The bottom line: However outstanding your internal options are, the current litigation environment seems to favor a “Caesar’s wife” approach – your actions need to be above (and beyond) suspicion.

You can’t remember the last time you benchmarked your plan/investments.

Let’s face it, even changing a single fund on an existing menu can be complicated, much less a full blown consideration of changing record keepers and fund menus. And plan sponsors, even plan sponsors at multi-billion dollar plans, juggle myriad responsibilities and are constantly pulled in multiple directions. “If it ain’t broke, don’t fix it” is a mantra born of practicality, if not necessity, for most. If the current process and services are working, that is often “enough.”

But if you haven’t been through some kind of competitive bidding/review process in recent memory – well, “it seems to be working” isn’t necessarily in keeping with the legal admonition to ensure that the services rendered and fees paid for those services are “reasonable” and in the best interests of plan participants and their beneficiaries.

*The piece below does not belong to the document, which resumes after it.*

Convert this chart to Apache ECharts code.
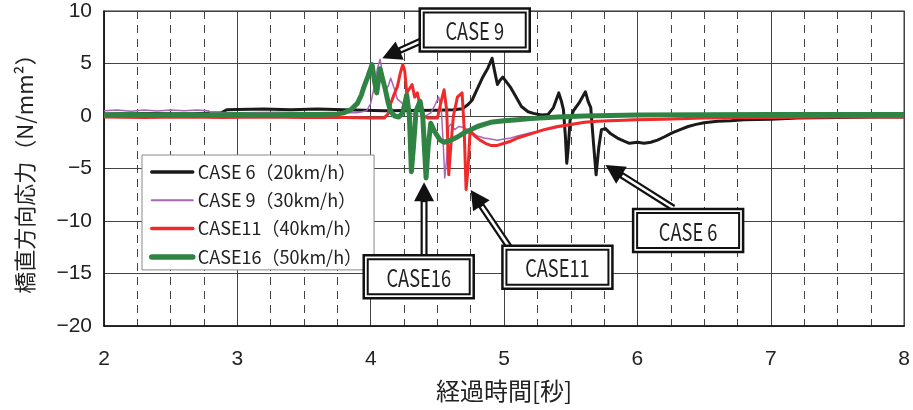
<!DOCTYPE html>
<html><head><meta charset="utf-8">
<script src="https://cdn.jsdelivr.net/npm/echarts@6/dist/echarts.min.js"></script>
<style>html,body{margin:0;padding:0;background:#fff}#c{width:913px;height:410px}</style>
</head><body><div id="c"></div>
<script>
// ---- data (time [s], stress [N/mm2]) ----
const seriesNames = ['CASE 6（20km/h）', 'CASE 9（30km/h）', 'CASE11（40km/h）', 'CASE16（50km/h）'];

const case6 = [[2.0,0.2],[2.3,0.25],[2.6,0.2],[2.88,0.3],[2.92,0.6],[3.0,0.62],[3.2,0.66],[3.4,0.6],[3.6,0.66],[3.8,0.6],[3.95,0.55],[4.1,0.5],[4.3,0.52],[4.5,0.55],[4.62,0.6],[4.69,0.7],[4.73,1.1],[4.76,1.5],[4.80,2.6],[4.84,3.7],[4.88,4.6],[4.91,5.5],[4.93,4.2],[4.95,3.0],[4.97,3.4],[4.99,3.7],[5.02,3.2],[5.05,2.7],[5.09,1.8],[5.13,0.9],[5.18,0.4],[5.22,0.25],[5.28,0.1],[5.33,0.15],[5.37,0.8],[5.41,2.2],[5.43,1.4],[5.445,0.6],[5.46,-2.0],[5.47,-4.5],[5.48,-3.2],[5.495,-0.4],[5.52,0.5],[5.56,1.2],[5.61,2.3],[5.63,1.4],[5.65,0.8],[5.67,-2.5],[5.69,-5.6],[5.71,-3.0],[5.73,-1.3],[5.76,-1.2],[5.80,-1.7],[5.85,-2.1],[5.90,-2.4],[5.94,-2.6],[6.0,-2.5],[6.05,-2.6],[6.1,-2.5],[6.15,-2.3],[6.2,-2.0],[6.26,-1.6],[6.32,-1.3],[6.38,-1.0],[6.44,-0.8],[6.5,-0.65],[6.6,-0.5],[6.7,-0.45],[6.8,-0.35],[7.0,-0.3],[7.2,-0.2],[7.5,-0.15],[7.8,-0.1],[8.0,-0.1]];

const case9 = [[2.0,0.5],[2.1,0.58],[2.2,0.45],[2.3,0.56],[2.4,0.48],[2.5,0.57],[2.6,0.5],[2.7,0.56],[2.78,0.5],[2.8,0.35],[3.0,0.3],[3.3,0.36],[3.6,0.3],[3.9,0.3],[3.97,0.5],[4.0,1.2],[4.03,3.0],[4.05,4.5],[4.07,5.4],[4.09,4.0],[4.11,2.5],[4.13,2.8],[4.15,3.6],[4.18,2.5],[4.20,1.6],[4.23,1.3],[4.26,0.8],[4.30,0.3],[4.35,0.0],[4.40,-0.1],[4.45,0.3],[4.48,1.0],[4.51,1.8],[4.53,0.5],[4.545,-3.0],[4.555,-5.9],[4.57,-4.0],[4.585,-1.0],[4.60,-0.8],[4.63,-1.3],[4.66,-1.0],[4.70,-1.1],[4.75,-1.5],[4.80,-1.9],[4.85,-2.1],[4.90,-2.2],[4.95,-2.3],[5.0,-2.2],[5.05,-2.1],[5.1,-1.9],[5.2,-1.6],[5.3,-1.35],[5.4,-1.1],[5.5,-0.85],[5.6,-0.65],[5.7,-0.5],[5.8,-0.4],[6.0,-0.3],[6.5,-0.2],[7.0,-0.1],[7.5,0.0],[8.0,0.0]];

const case11 = [[2.0,-0.1],[2.3,-0.15],[2.6,-0.1],[2.9,-0.15],[3.2,-0.1],[3.5,-0.15],[3.8,-0.15],[4.0,-0.2],[4.1,-0.2],[4.13,0.2],[4.15,1.2],[4.18,2.2],[4.20,2.8],[4.22,4.0],[4.24,4.9],[4.255,4.3],[4.27,2.2],[4.29,2.6],[4.31,3.0],[4.33,1.8],[4.35,2.2],[4.37,1.0],[4.40,0.0],[4.43,-0.2],[4.50,-0.2],[4.53,1.5],[4.55,2.5],[4.57,0.5],[4.585,-5.6],[4.60,-3.0],[4.62,0.0],[4.65,1.8],[4.685,2.2],[4.70,-1.0],[4.715,-7.0],[4.73,-5.0],[4.745,-1.4],[4.78,-1.9],[4.82,-2.3],[4.86,-2.6],[4.90,-2.8],[4.95,-2.8],[5.0,-2.6],[5.05,-2.4],[5.1,-2.1],[5.2,-1.7],[5.3,-1.3],[5.4,-1.0],[5.5,-0.8],[5.6,-0.6],[5.7,-0.5],[5.8,-0.45],[6.0,-0.35],[6.2,-0.3],[6.5,-0.2],[7.0,-0.15],[7.5,-0.1],[8.0,-0.1]];

const case16 = [[2.0,0.1],[2.2,0.15],[2.4,0.1],[2.6,0.15],[2.8,0.1],[3.0,0.15],[3.2,0.1],[3.4,0.15],[3.6,0.15],[3.75,0.2],[3.80,0.3],[3.85,0.6],[3.90,1.2],[3.93,2.0],[3.95,2.8],[3.98,3.8],[4.01,4.9],[4.03,3.2],[4.045,2.2],[4.07,4.5],[4.09,3.5],[4.11,2.5],[4.13,1.3],[4.15,0.4],[4.18,0.0],[4.21,-0.1],[4.24,0.3],[4.27,2.0],[4.29,0.0],[4.305,-5.3],[4.32,-3.0],[4.34,0.5],[4.37,1.4],[4.39,0.0],[4.415,-5.9],[4.43,-3.0],[4.45,-0.7],[4.48,-1.5],[4.52,-2.3],[4.55,-2.5],[4.60,-2.3],[4.65,-2.0],[4.70,-1.6],[4.75,-1.3],[4.80,-1.0],[4.85,-0.8],[4.90,-0.6],[5.0,-0.45],[5.1,-0.35],[5.2,-0.25],[5.4,-0.1],[5.6,0.0],[5.8,0.05],[6.0,0.1],[6.5,0.12],[7.0,0.15],[7.5,0.15],[8.0,0.15]];

const xTickLabels = [2, 3, 4, 5, 6, 7, 8];
const yTickLabels = [-20, -15, -10, -5, 0, 5, 10];

// callouts: label, box centre, arrow tail, arrow tip (data coordinates)
const calloutLabels = ['CASE 9', 'CASE16', 'CASE11', 'CASE 6'];
const calloutBox = [[4.78, 8.2], [4.36, -15.3], [5.40, -14.4], [6.38, -10.9]];
const calloutTail = [[4.44, 7.5], [4.40, -13.2], [5.04, -12.5], [6.27, -8.76]];
const calloutTip = [[4.087, 5.5], [4.40, -6.3], [4.75, -7.05], [5.76, -4.67]];

// ---- chart ----
const colors = ['#1a1a1a', '#a866b4', '#f02a2a', '#2f8444'];
const widths = [3, 1.5, 3, 5];
const dataSets = [case6, case9, case11, case16];

const chart = echarts.init(document.getElementById('c'), null, {renderer: 'canvas'});
const latin = 'Liberation Sans, Arial, sans-serif';
const cjk = 'Noto Sans CJK JP, sans-serif';
const minus = v => String(v).replace('-', '−');

chart.setOption({
  animation: false,
  backgroundColor: '#fff',
  grid: {left: 104, right: 7, top: 11, bottom: 84, show: true, borderColor: '#222', borderWidth: 1.2},
  legend: {
    show: true, orient: 'vertical', left: 142, top: 155,
    backgroundColor: '#fff', borderColor: '#888', borderWidth: 1,
    padding: [8, 12, 4, 7], itemGap: 10.3, itemWidth: 41, itemHeight: 14,
    textStyle: {fontFamily: cjk, fontSize: 18, color: '#222'},
    data: seriesNames.map((n, i) => ({name: n, itemStyle: {color: 'rgba(0,0,0,0)', borderColor: 'rgba(0,0,0,0)', borderWidth: 0, opacity: 0}, lineStyle: {color: colors[i], width: widths[i] + 0.5, cap: 'round'}}))
  },
  xAxis: {
    type: 'value', min: xTickLabels[0], max: xTickLabels[xTickLabels.length - 1], interval: 1,
    axisLine: {show: true, onZero: false, lineStyle: {color: '#111', width: 1.5}},
    axisTick: {show: false},
    axisLabel: {fontFamily: latin, fontSize: 21, color: '#222', margin: 23},
    splitLine: {show: true, lineStyle: {color: '#444', width: 1}},
    minorTick: {show: false, splitNumber: 4},
    minorSplitLine: {show: true, lineStyle: {color: '#444', width: 1, type: [8, 6]}},
    name: '経過時間[秒]', nameLocation: 'middle', nameGap: 53,
    nameTextStyle: {fontFamily: cjk, fontSize: 24, color: '#222'}
  },
  yAxis: {
    type: 'value', min: yTickLabels[0], max: yTickLabels[yTickLabels.length - 1], interval: 5,
    axisLine: {show: true, lineStyle: {color: '#111', width: 1.5}},
    axisTick: {show: false},
    axisLabel: {fontFamily: latin, fontSize: 21, color: '#222', margin: 12, formatter: minus},
    splitLine: {show: true, lineStyle: {color: '#444', width: 1}},
    name: '橋直方向応力（N/mm²）', nameLocation: 'middle', nameGap: 68,
    nameTextStyle: {fontFamily: cjk, fontSize: 22, color: '#222'}
  },
  series: dataSets.map((d, i) => ({
    name: seriesNames[i], type: 'line', data: d, showSymbol: false, symbol: 'none',
    lineStyle: {color: colors[i], width: widths[i], join: 'round'},
    itemStyle: {color: colors[i]}, z: 2 + i
  }))
});

// callout graphics (boxes + double-line arrows) anchored to data coordinates
const g = [];
const toPx = p => chart.convertToPixel({gridIndex: 0}, p);
calloutLabels.forEach((lab, i) => {
  const tip = toPx(calloutTip[i]);
  const tail = toPx(calloutTail[i]);
  const c = toPx(calloutBox[i]);
  const dx = tip[0] - tail[0], dy = tip[1] - tail[1];
  const L = Math.hypot(dx, dy), ux = dx / L, uy = dy / L;
  const headLen = 19, headHalf = 10;
  const bx = tip[0] - ux * headLen, by = tip[1] - uy * headLen;
  g.push({type: 'line', z: 100, shape: {x1: tail[0], y1: tail[1], x2: bx + ux * 2, y2: by + uy * 2}, style: {stroke: '#111', lineWidth: 7}});
  g.push({type: 'line', z: 101, shape: {x1: tail[0], y1: tail[1], x2: bx - ux * 1, y2: by - uy * 1}, style: {stroke: '#fff', lineWidth: 2.6}});
  g.push({type: 'polygon', z: 102, shape: {points: [[tip[0], tip[1]], [bx - uy * headHalf, by + ux * headHalf], [bx + uy * headHalf, by - ux * headHalf]]}, style: {fill: '#111'}});
  const W = 110, H = 43;
  g.push({type: 'rect', z: 103, shape: {x: c[0] - W / 2, y: c[1] - H / 2, width: W, height: H}, style: {fill: '#fff', stroke: '#111', lineWidth: 2.5}});
  g.push({type: 'rect', z: 104, shape: {x: c[0] - W / 2 + 4, y: c[1] - H / 2 + 4, width: W - 8, height: H - 8}, style: {fill: '#fff', stroke: '#111', lineWidth: 2}});
  g.push({type: 'text', z: 105, x: c[0], y: c[1] + 1, scaleX: 0.76, style: {text: lab, fontFamily: cjk, fontSize: 24, fill: '#222', align: 'center', verticalAlign: 'middle'}});
});
chart.setOption({graphic: g});
</script>
</body></html>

And even if it is in the eyes of a judge, a motivated plaintiff’s bar can likely make an issue of it.

You are still paying asset-based record keeping charges, rather than a per-participant fee.

Okay, this is a new one. I don’t recall seeing this being an issue until this year – and though it has been alleged, and incorporated in a couple of the most recent settlements, to my recollection, no court has ever ruled on this.

That said, the current and apparently emerging argument is based on the notion that there is little correlation between record keeping services and the dollar value of that account. And the most recent litigation puts forth some fairly specific notions of what that reasonable per-participant charge should be. And did I mention that this has even been raised in some very recent litigation involving a $10 million plan?

You haven’t hired a qualified retirement plan advisor to help.

It’s possible that advisors have been involved in these plans, but to date I can only recall one situation where an advisor was involved/named (though not as a party to the litigation), and that more an investment consultant than an advisor, per se.

That said, when you look at the issues like share class selection, and the lack of regular review (not to mention documentation of that review) in many of these cases, you can’t help but think, “Where was the advisor?” The answer seems to be that these plans hadn’t engaged those services.

And then you can’t help but wonder what difference their involvement might have made.